The Pleasure of Finding Things Out by Richard Feynman God
Bless You, Dr. Kevorkian by Kurt Vonnegut
reviewed by Scott Butki
Richard Feynman and Kurt Vonnegut are two of my heroes and
those are damn hard to find these days. Both are fascinating, smart and
unique.
Feynman was a writer who managed to make this simple-minded
reader really excited to read about science.
I read with relish Feynman's two autobiographical books,
Surely You're Joking, Dr. Feynman and What Do You Care What People Think, when
they came out.
The latter contained Feynman's explanation of how he
discovered, and announced to the world, why the Challenger space shuttle blew
up. He was the sole scientist on a panel ordered to investigate the accident
and he took that role seriously.
I actually stayed up all night reading his account, much to
the shock of my parents, who thought I was reading a mystery, not something
resembling a scientific treatise.
His Challenger report is included, which ends with this
comment: "NASA owes it to the citizens from which it asks support to be frank,
honest, and informative, so that these citizens can make the wisest decisions
for the use of their limited resources. For a successful technology, reality
must take precedence over public relations, for nature cannot be fooled."
Sadly Feynman died in 1988, just as non-scientists around
the world were learning, via Surely You're Joking, about what a great guy he
was. His new book is a collection of essays, speeches and interviews by
Feynman. The topics range from Galileo to Los Alamos to evolution. Feynman is a
brilliant man and yet so human, a man who spent some of his time making the
bomb at Los Alamos learning how to crack safes and get past censors so he could
correspond by mail with his ailing wife. In these books he thinks out loud
about his role in making the bomb, about life and death and other matters.
A sample:
"I have a friend who's an artist and he's sometimes taken a
view which I don't agree with very well. He'll hold up a flower and say, 'Look
how beautiful it is,' and I'll agree, I think. And he says, 'You see, I as an
artist can see how beautiful this is, but you, as a scientist, oh, take this
all apart and it becomes a dull thing."
"And I think that he's kind of nutty. First of all, the
beauty that he sees is available to other people and to me, too,I believe,
although I might not be quite as refined aesthetically as he is; but I can
appreciate the beauty of a flower. At the same time I see much more about the
flower that he sees. I can imagine the cells in there, the complicated actions
inside which also have a beauty...."
Also, the processes, the fact that the colors in the flower
evolved in order to attract insects to pollinate it is interesting - it means
that insects can see the color. It adds a question: Does this aesthetic sense
also exist in the lower forms? Why is it aesthetic? All kinds of interesting
questions which shows that a scientific knowledge only adds to the excitement
and mystery and the awe of a flower. It only adds; I don't understand how it
can subtract."
Feynman taught me that science can be interesting and that
scientists do indeed think about the implications of their work.
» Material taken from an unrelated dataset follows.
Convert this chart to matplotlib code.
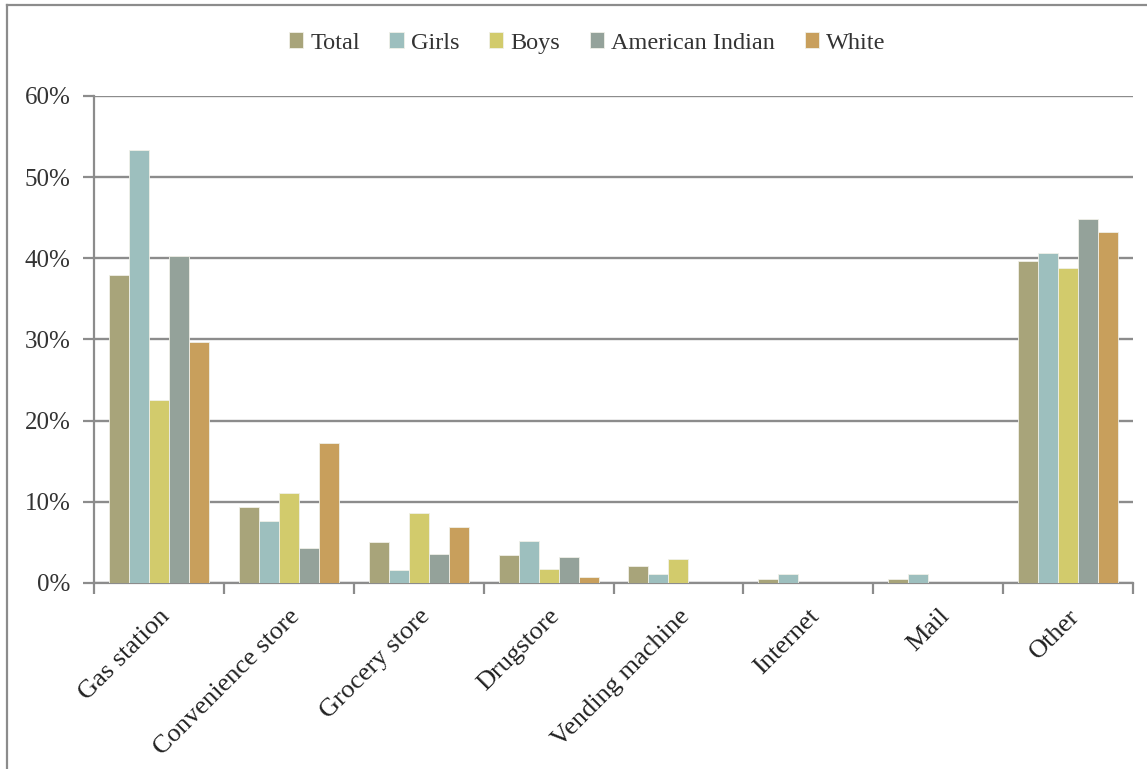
import matplotlib
matplotlib.use("Agg")
import matplotlib.pyplot as plt
import numpy as np
from matplotlib.lines import Line2D

plt.rcParams['font.family'] = ['Liberation Serif', 'DejaVu Serif']

categories = ["Gas station", "Convenience store", "Grocery store", "Drugstore",
              "Vending machine", "Internet", "Mail", "Other"]
series_names = ["Total", "Girls", "Boys", "American Indian", "White"]

total = [37.9, 9.4, 5.1, 3.4, 2.1, 0.5, 0.5, 39.7]
girls = [53.4, 7.6, 1.6, 5.2, 1.1, 1.1, 1.1, 40.6]
boys = [22.6, 11.1, 8.6, 1.7, 3.0, 0, 0, 38.8]
american_indian = [40.3, 4.3, 3.6, 3.2, 0, 0, 0, 44.8]
white = [29.7, 17.2, 6.9, 0.7, 0, 0, 0, 43.3]

colors = ["#A8A47A", "#9DBFBE", "#D2CB6C", "#94A29A", "#C89F5C"]

fig = plt.figure(figsize=(11.47, 7.69), dpi=100)
ax = fig.add_axes([0.082, 0.2419, 0.9058, 0.6333])

x = np.arange(len(categories))
width = 0.154
all_series = [total, girls, boys, american_indian, white]
for i, (vals, name, c) in enumerate(zip(all_series, series_names, colors)):
    ax.bar(x + (i - 2) * width, vals, width, color=c, label=name,
           edgecolor="#f0f0e8", linewidth=0.6, zorder=3)

ax.set_xlim(-0.5, len(categories) - 0.5)
ax.set_ylim(0, 60)
ax.set_yticks(np.arange(0, 61, 10))
ax.set_yticklabels(["%d%%" % v for v in range(0, 61, 10)], fontsize=18, color="#333333")
ax.yaxis.grid(True, color="#8c8c8c", linewidth=1.7, zorder=0)

ax.set_xticks(np.arange(-0.5, len(categories), 1.0))
ax.set_xticklabels([])
ax.set_xticks(x, minor=True)
ax.set_xticklabels(categories, minor=True, rotation=45, ha="right",
                   rotation_mode="anchor", fontsize=19, color="#222222")
ax.tick_params(axis="x", which="minor", length=0, pad=16)
ax.tick_params(axis="x", which="major", length=8, width=1.6, color="#8c8c8c")
ax.tick_params(axis="y", length=8, width=1.6, color="#8c8c8c", pad=9)

for s in ["top", "right"]:
    ax.spines[s].set_visible(False)
for s in ["left", "bottom"]:
    ax.spines[s].set_color("#8c8c8c")
    ax.spines[s].set_linewidth(1.6)

ax.legend(loc="center", bbox_to_anchor=(0.512, 0.944), bbox_transform=fig.transFigure,
          ncol=5, frameon=False, fontsize=17.5, handlelength=0.6, handleheight=0.6,
          handletextpad=0.3, columnspacing=1.2, labelcolor="#333333")

# outer frame (left and top edges)
fig.add_artist(Line2D([7 / 1147, 7 / 1147], [0, 1 - 5 / 769], transform=fig.transFigure,
                      color="#8c8c8c", linewidth=1.6))
fig.add_artist(Line2D([7 / 1147, 1], [1 - 5 / 769, 1 - 5 / 769], transform=fig.transFigure,
                      color="#8c8c8c", linewidth=1.6))

fig.savefig("out.png", dpi=100)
Meanwhile, Vonnegut showed me that life is indeed weird and
absurd and hilarious and that there is nothing wrong with realizing that and
pointing it out to others. His writing has gone down in quality in recent years
but some of his early works remain classics.
This new book began as a collection of 90-second interludes
broadcast on WNYC public radio. In them, he uses the literary device of
pretending he is going into the afterlife and coming back with interviews.
He reports on meeting with John Brown (still mad about that
execution thing), James Earl Ray (who says he never would have shot Martin
Luther King if he knew it would turn King into a martyr) and others. At one
point he attempts to interview William Shakespeare, trying to get answers to
centuries'-old questions. But Shakespeare lets loose with remarks that leaves
Vonnegut tongue-tied.
Vonnegut calls his work controlled near-death experiences,
which are done with the help of his pal, Dr. Jack Kevorkian. The interviews
must end, though, when Kevorkian is jailed for his real, successful attempts at
helping people die.
But overall the book leaves a flat taste in this reader's
mouth. Some jokes just aren't funny, most of the interviews are, at most, two
pages and the entire book is about 78 pages.
The reader is left wanting more. But if this all Vonnegut
can give at this point, then it's still better than nothing.